Fugitives with Facebook updates
Fugitives are logging updates while being chased
EVEN CRIMINALS ARE obsessed with the internet these days. This week there has been yet another fugitive on the run who was posting status updates on Facebook as he ran. It now seems to be “the done thing” for villains on the lam.
ESCAPED PRISONER 1: “Quick! Get disguises, find money, head for the border!”
ESCAPED PRISONER 2: “Sorry, I need to find an internet café to set up a Follow-A-Fugitive Facebook page.”
One of the most famous cases happened on my doorstep. Three years ago, a struggling couple who ran a gas station in New Zealand learned that the equivalent of US$8 million had been accidentally placed in their bank account by Westpac.
Leo Gao and Kara Hurring fled with the money and various relatives. The whole world was looking for them.
I was in Hong Kong on the day the news broke that Kara’s sister Aroha had apparently joined them and was writing Facebook entries which mentioned being a hot place, “drinking Tsing Tao” beer, and visiting nearby Macau.
Clearly they were in Hong Kong!
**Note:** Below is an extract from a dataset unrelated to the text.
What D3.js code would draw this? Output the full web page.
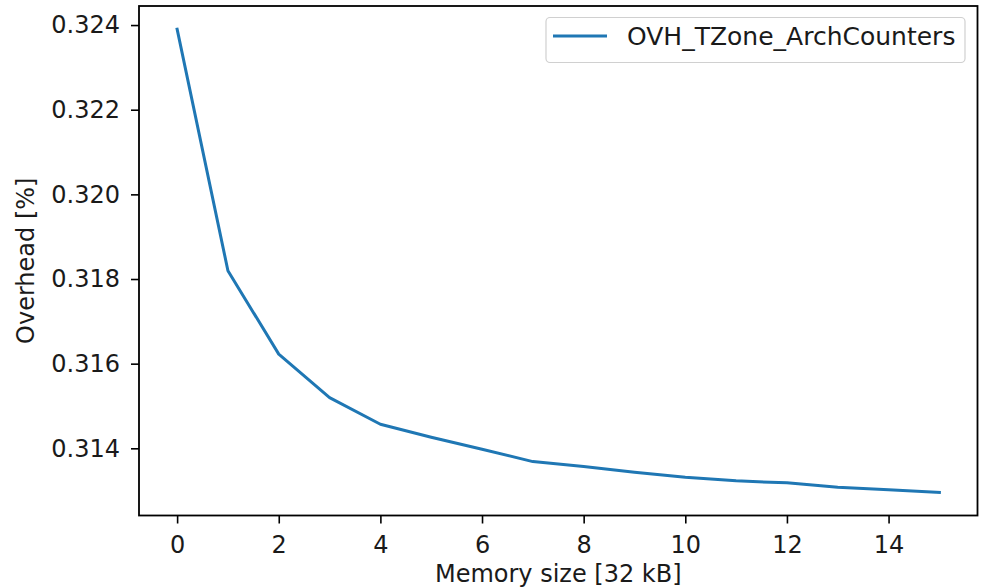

Press reports crowed about how this “Facebook blunder” would cause “the net to close in” on the fugitives. But it didn’t.
Like the cops, your humble narrator spent the next few days scouring Hong Kong for smug-looking people who acted like they had several million dollars tucked into their handbags.
Unfortunately that description applies to almost all of the population of Hong Kong, including my neighbors and family members, particularly the penniless ones.
No-one found Leo and Kara. They eventually gave themselves up two years later, bored of Tsing Tao beer.
Talking of bad guys and Facebook, did you read that insurgents used location functions built into the website to find a secret US base in Iraq? Soldiers had uploaded pictures not realizing that they include photo-location information. The insurgents blew up four apache helicopters. I don’t think it was the loss of US$30 million worth of helicopters which really upset the US. It was the knowledge that small brown guys with turbans were better at Facebook than they were.
Then there were the hundreds of Israeli women who avoided army duty by claiming to be ultra-orthodox, according to a news report. The women told recruiters they were practically nuns—and then posted pictures of themselves on Facebook in miniskirts at trendy restaurants. Actually, these days nuns probably do wear miniskirts and win jiving contests at the Hard Rock Café.
Talking of attention-grabbing women, Oprah Winfrey’s boyfriend has just published a book about the importance of having your own identity.
Unfortunately every single person who has mentioned it to me has described it as “a book written by Oprah Winfrey’s boyfriend”. Anyone see the irony there?
Going back to the fugitives, it must be hard to type out status updates when one is on the run.